RoD: When you think of what inspired you when you worked on previous albums and the current one - how would you say your musical inspirations have evolved through the years and how do you feel it’s reflected on ‘Substance’?
Felix: I believe there is a chronological, logical line in my releases when it comes to evolution of sound and music. You learn with every single release about sound shaping and mixing and also the expectation you have on yourself about how you want the songs to sound. The stories behind each song reflected in the lyrics remain essential to form a solid composition together with the music. This will never change for me. So summarizing, I believe ‘Substance’ is by far my best sounding album or put otherwise - this is the best I can do.
RoD: When you work on your own version of another artist’s song - is the case of ‘Substance’ it’s ‘The Promise You Made’ with the original being COOK ROBIN’s song - what determines the choice for the material?
Felix: When it comes to remakes or cover songs, time and opportunity determine the choice. This original song has been accompanying and influencing me since I ever first heard it in the late 80s and I have only decided to lay my own hands on it last year after meeting my musical soul mate Lis after a long time again.
RoD: Tell me more about the cooperation with Lis Van Den Akker that accompanies you at ‘The Promise You Made’ - what inspired you to invite her to cooperate on the album?
Felix: Lis and I met after a DIORAMA show in Oberhausen last year; after haven’t being in contact for a couple of years. Each one running the own lifeline. However, we came to the point where we reminded ourselves that music is the essential part in our lives, and it is a great chance to share this blessing. We made the agreement then to do another song together, after ‘Fields of Grey’ on the ‘Parallel Worlds’ album. Luckily, I had the idea of ‘The Promise You Made’ at this time because I was intensively listening again to COCK ROBIN’s best of album. Besides a musical 100% fit to this song because of her voice, Lis is just a great person to work with, an amazing soul and a long-time friend.
RoD: ‘Our Time’ sounds a bit like a statement – what’s your opinion about the current times?
Felix: True - it is a statement. Anybody with the slightest global mind-set today must be concerned about what is going on. I see the world is drifting apart. It is on the news every day and I have the feeling that the so-called leaders of the world are not able to solve the basic issues. It is just so much out of balance and we are running out of time. War in every corner of the planet, ecological neglecting leads to the destruction of our environment, costs of living become insane, fake news all over the place instead of bringing it down to obvious facts, while all we care about is who will be Germany’s next top model.

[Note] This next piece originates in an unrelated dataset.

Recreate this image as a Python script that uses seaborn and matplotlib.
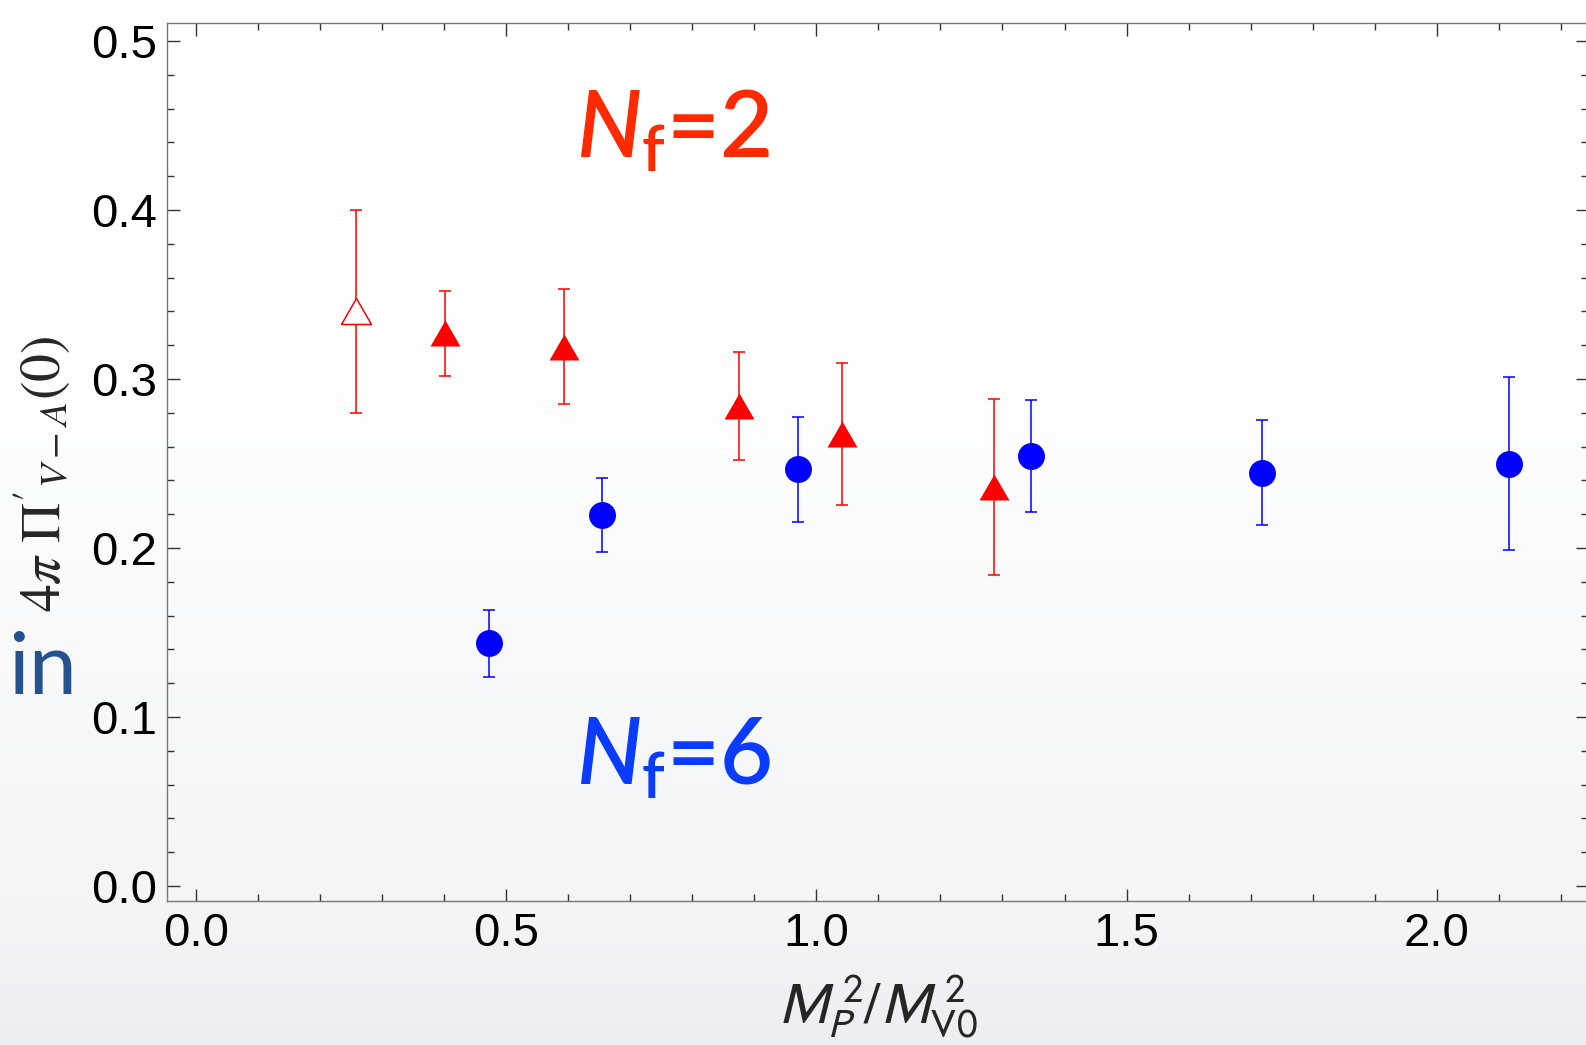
import numpy as np
import pandas as pd
import matplotlib
matplotlib.use("Agg")
import matplotlib.pyplot as plt
from matplotlib.ticker import FixedLocator, MultipleLocator
import seaborn as sns

# ---- data -------------------------------------------------------------
nf2_x = [0.258, 0.402, 0.594, 0.876, 1.041, 1.287]
nf2_y = [0.340, 0.327, 0.319, 0.284, 0.2675, 0.236]
nf2_err = [0.060, 0.025, 0.034, 0.032, 0.042, 0.052]
nf2_open = [True, False, False, False, False, False]

nf6_x = [0.472, 0.654, 0.971, 1.3455, 1.719, 2.1165]
nf6_y = [0.1436, 0.2196, 0.2466, 0.2543, 0.2445, 0.250]
nf6_err = [0.020, 0.022, 0.031, 0.033, 0.031, 0.051]

x_ticks = [0.0, 0.5, 1.0, 1.5, 2.0]
x_tick_labels = ["0.0", "0.5", "1.0", "1.5", "2.0"]
y_ticks = [0.0, 0.1, 0.2, 0.3, 0.4, 0.5]
y_tick_labels = ["0.0", "0.1", "0.2", "0.3", "0.4", "0.5"]

# ---- style ------------------------------------------------------------
sns.set_theme(style="ticks")
plt.rcParams["font.family"] = ["Liberation Sans", "DejaVu Sans"]
plt.rcParams["mathtext.fontset"] = "custom"
plt.rcParams["mathtext.rm"] = "Lato:semibold"
plt.rcParams["mathtext.it"] = "Lato:italic:semibold"
plt.rcParams["mathtext.bf"] = "Lato:bold"

W, H = 1586, 1045
fig = plt.figure(figsize=(W / 100, H / 100), dpi=100)

# slide background: white at the top, fading to a cool light grey
bg = fig.add_axes([0, 0, 1, 1], zorder=-10)
bg.axis("off")
top_c = np.array([1.0, 1.0, 1.0])
mid_c = np.array([0xf4, 0xf5, 0xf7]) / 255
bot_c = np.array([0xec, 0xee, 0xf1]) / 255
grad = np.zeros((H, 1, 3))
for i in range(H):
    if i < 335:
        c = top_c
    elif i < 900:
        t = (i - 335) / (900 - 335)
        c = top_c * (1 - t) + mid_c * t
    else:
        t = (i - 900) / (H - 900)
        c = mid_c * (1 - t) + bot_c * t
    grad[i, 0] = c
bg.imshow(grad, aspect="auto", extent=[0, 1, 0, 1], interpolation="bilinear")
bg.set_xlim(0, 1)
bg.set_ylim(0, 1)

ax = fig.add_axes([167 / W, 1 - 901 / H, (1588 - 167) / W, (901 - 23.3) / H])
ax.set_facecolor("none")

# ---- error bars -------------------------------------------------------
ax.errorbar(nf2_x, nf2_y, yerr=nf2_err, fmt="none", ecolor="#ff0000",
            elinewidth=1.1, capsize=4.3, capthick=1.1, zorder=2)
ax.errorbar(nf6_x, nf6_y, yerr=nf6_err, fmt="none", ecolor="#0000ff",
            elinewidth=1.1, capsize=4.3, capthick=1.1, zorder=2)

# ---- markers ----------------------------------------------------------
tri = [(-1.0, -0.866), (1.0, -0.866), (0.0, 0.866), (-1.0, -0.866)]
df2 = pd.DataFrame({"x": nf2_x, "y": nf2_y, "open": nf2_open})
df6 = pd.DataFrame({"x": nf6_x, "y": nf6_y})

filled = df2[~df2["open"]]
sns.scatterplot(data=filled, x="x", y="y", marker=tri, s=467,
                color="#ff0000", linewidth=0, ax=ax, zorder=3, legend=False)
hollow = df2[df2["open"]]
ax.plot(hollow["x"], hollow["y"], linestyle="none", marker=tri,
        markersize=21.6, markerfacecolor="white", markeredgecolor="#ff0000",
        markeredgewidth=1.1, zorder=3)
sns.scatterplot(data=df6, x="x", y="y", marker="o", s=376,
                color="#0000ff", linewidth=0, ax=ax, zorder=3, legend=False)

# ---- axes -------------------------------------------------------------
ax.set_xlim(-0.0462, 2.2435)
ax.set_ylim(-0.0089, 0.5105)
ax.xaxis.set_major_locator(FixedLocator(x_ticks))
ax.set_xticklabels(x_tick_labels)
ax.yaxis.set_major_locator(FixedLocator(y_ticks))
ax.set_yticklabels(y_tick_labels)
ax.xaxis.set_minor_locator(MultipleLocator(0.1))
ax.yaxis.set_minor_locator(MultipleLocator(0.02))
ax.tick_params(which="both", direction="in", top=True, right=True,
               color="#333333", width=1.0)
ax.tick_params(which="major", length=9.0, labelsize=34, colors="#333333",
               labelcolor="black")
ax.tick_params(axis="x", which="major", pad=8)
ax.tick_params(axis="y", which="major", pad=7)
ax.tick_params(which="minor", length=5.3)
for sp in ax.spines.values():
    sp.set_color("#777777")
    sp.set_linewidth(1.0)
ax.set_xlabel("")
ax.set_ylabel("")

# axis titles
fig.text(42 / W, 1 - 474 / H, r"$4\pi\ \Pi'_{V-A}(0)$", rotation=90,
         ha="center", va="center", fontsize=40, math_fontfamily="stix")
fig.text(878 / W, 1 - 1024 / H, r"$M_P^{\,2}/M_{\mathrm{V0}}^{\,2}$",
         ha="center", va="baseline", fontsize=42, math_fontfamily="stixsans")

# series annotations
ax.text(0.613, 0.431, r"$N_{\mathrm{f}}$=2", color="#ff2a00", fontsize=66,
        family="Lato", weight="semibold", ha="left", va="baseline")
ax.text(0.613, 0.0598, r"$N_{\mathrm{f}}$=6", color="#0a3cff", fontsize=66,
        family="Lato", weight="semibold", ha="left", va="baseline")

fig.text(8 / W, 1 - 694 / H, "in", color="#23528e", fontsize=62,
         family="Lato", ha="left", va="baseline")

fig.savefig("out.png", dpi=100)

RoD: I also wanted to ask about your way of arranging the sounds, like e.g. in ‘Lost in Grace’, ‘New Wave’ or ‘Vertigo’ - these are definitely club, dancy hits - it’s noticeable that they are arranged with almost mathematical precision yet you somehow manage to make them achieve that nice feeling of space the soundtracks sometimes feature. I can also sense that at ‘Totem’ that opens the album in particular - what is the sonic effect that you want to achieve when giving the final cut to your songs in the production process?
Felix: There is no deeper mathematical algorithm in my approach to create new songs. Ambience is extremely important for me in my compositions. Dance tunes normally have a rather direct rhythm backline, broad pads and a catchy lead sound. So after recording the initial idea of a song, in the final production phase I try to bring it back to these essential sound categories. I guess it also has to do with the tools I use. And of course I purchase new tools over time that serve as a source of inspiration as well. For this album I mostly relied on my various Waves plug-ins for sound compression and panoramic sound designing. Secondly, the vocals take up most of the time in my production process. Usually they are layered across various octaves and backings to achieve a nice choral sound. Finally, the rhythm section has to feature enough punch especially in the mid-tempo and up-tempo tracks that you mentioned.
RoD: ‘To the World’ sounds like the calmest, most melancholic song on the album. The lyrics go: “I am the blind man in the corner, watching the beauty on the street, faking a smile within this madness to the world”. What is the song about? Is the blind man also the one from the album cover?
Felix: In the end, it is the visual statement of the album title - and yes, it can be the image from the album cover. You take the moment to step aside into the corner, while the madness of the world continues. You reflect it on yourself, but you are unable to decipher the real beauty or substance anymore, because you are distracted and misled. So it is a truly sad image that I describe here actually.
RoD: You used the monologue from James Foley’s Glengarry Glen Ross in the song closing the album ‘Getout’. The movie is - to put it shortly - about competition and survival in the business world. Why did you choose that particular film to be included in your song? And what is the song about?
Felix: Respect to your research work. This scene is so strong and Alec Baldwin is amazing as the asshole boss. The song ‘Getout’ has several aspects to it. First, I wrote it when I was struggling to find a new job last year and had to stand some nasty moments of taking shit from my bosses. So the sample from that movie fits perfectly to this experience I had to go through. Secondly, that movie was introduced to me in the past by a friend who decided to take her own life in 2017. Also due to a situation she couldn’t get out of. So the song is also a tribute to her and all the people in desperate situations. Don’t be afraid or too proud to ask a friend for help.
RoD: To sum up our discussion on the album - I had a feeling that ‘Substance’ in comparison to ‘Alternative Facts’ or even earlier albums ‘Pathways’ or ‘Parallel worlds’ is a bit more melancholic - even though it contains a lot of dancy, rhythmical pieces it’s still calmer, more thoughtful, reflexive. Not sure it that was your intent - is it a reflection of your musical inspirations at the current point or the point you’re in a person?
Felix: I have the same impression - it is for sure more melancholic than the previous albums. And this is the result of how things went for me the last 2-3 years. I didn’t intend to make a melancholic album but the autobiographical approach in my musical creations led me to this inevitable result. It had to be like this.
RoD: After the ‘Substance’ is released in March - what next? Are you planning any concerts with the project? What are the next things we may expect from you?
Felix: First the celebration of the release of course. Yet a live concept is out of scope for me for my solo project due to the lack of time. However, I will now focus on the other two projects - DIORAMA and FROZEN PLASMA. With both of them, I am working heavily on the next album releases for this year. It will be a very creative and intense year for me with music.
RoD: Thank you very much for your time and see you during the concerts.
Felix: Thank you for your interesting, reflecting questions. What is your substance?